▸ Data extract
....
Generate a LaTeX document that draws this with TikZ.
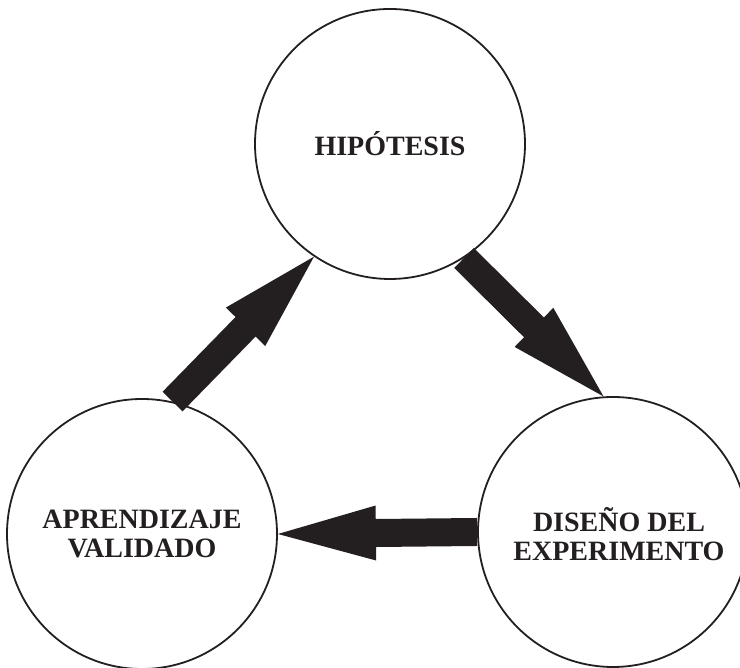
\documentclass[tikz,border=0pt]{standalone}
\usepackage{fontspec}
\setmainfont{Liberation Serif}
\usetikzlibrary{calc}
\definecolor{ink}{HTML}{231F20}
\tikzset{
  stage/.style={circle, draw=ink, line width=1.8pt, minimum size=270pt, inner sep=0pt,
    text=ink, align=center, font=\fontsize{28}{29}\selectfont\bfseries},
  fatfill/.style={fill=ink, draw=none}
}
\newcommand\fatarrow[2]{%
  \coordinate (hb) at ($(#2)!98pt!(#1)$);
  \path[fatfill] ($(#1)!14pt!90:(#2)$) -- ($(hb)!14pt!90:(#2)$) -- ($(hb)!27.5pt!90:(#2)$)
    -- (#2) -- ($(hb)!27.5pt!-90:(#2)$) -- ($(hb)!14pt!-90:(#2)$) -- ($(#1)!14pt!-90:(#2)$) -- cycle;}
\begin{document}
\begin{tikzpicture}[x=1pt,y=1pt]
\clip (0,0) rectangle (740,668);
\node[stage] (T) at (390,524) {HIPÓTESIS};
\node[stage] (L) at (142,134) {APRENDIZAJE\\VALIDADO};
\node[stage] (R) at (613,136) {};
\node[text=ink, align=center, font=\fontsize{28}{29}\selectfont\bfseries] (Rt) at (619,134) {DISEÑO DEL\\EXPERIMENTO};
\coordinate (a1) at (L.77);
\coordinate (b1) at (T.236);
\coordinate (a2) at (T.303);
\coordinate (b2) at (R.94);
\coordinate (a3) at (R.180);
\coordinate (b3) at (L.0);
\fatarrow{a1}{b1}
\fatarrow{a2}{b2}
\fatarrow{a3}{b3}
\end{tikzpicture}
\end{document}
....
▸ Direction
Take the listing and print it again exactly, but without any pictures.

▸ Final result
Generate a LaTeX document that draws this with TikZ.
\documentclass[tikz,border=0pt]{standalone}
\usepackage{fontspec}
\setmainfont{Liberation Serif}
\usetikzlibrary{calc}
\definecolor{ink}{HTML}{231F20}
\tikzset{
  stage/.style={circle, draw=ink, line width=1.8pt, minimum size=270pt, inner sep=0pt,
    text=ink, align=center, font=\fontsize{28}{29}\selectfont\bfseries},
  fatfill/.style={fill=ink, draw=none}
}
\newcommand\fatarrow[2]{%
  \coordinate (hb) at ($(#2)!98pt!(#1)$);
  \path[fatfill] ($(#1)!14pt!90:(#2)$) -- ($(hb)!14pt!90:(#2)$) -- ($(hb)!27.5pt!90:(#2)$)
    -- (#2) -- ($(hb)!27.5pt!-90:(#2)$) -- ($(hb)!14pt!-90:(#2)$) -- ($(#1)!14pt!-90:(#2)$) -- cycle;}
\begin{document}
\begin{tikzpicture}[x=1pt,y=1pt]
\clip (0,0) rectangle (740,668);
\node[stage] (T) at (390,524) {HIPÓTESIS};
\node[stage] (L) at (142,134) {APRENDIZAJE\\VALIDADO};
\node[stage] (R) at (613,136) {};
\node[text=ink, align=center, font=\fontsize{28}{29}\selectfont\bfseries] (Rt) at (619,134) {DISEÑO DEL\\EXPERIMENTO};
\coordinate (a1) at (L.77);
\coordinate (b1) at (T.236);
\coordinate (a2) at (T.303);
\coordinate (b2) at (R.94);
\coordinate (a3) at (R.180);
\coordinate (b3) at (L.0);
\fatarrow{a1}{b1}
\fatarrow{a2}{b2}
\fatarrow{a3}{b3}
\end{tikzpicture}
\end{document}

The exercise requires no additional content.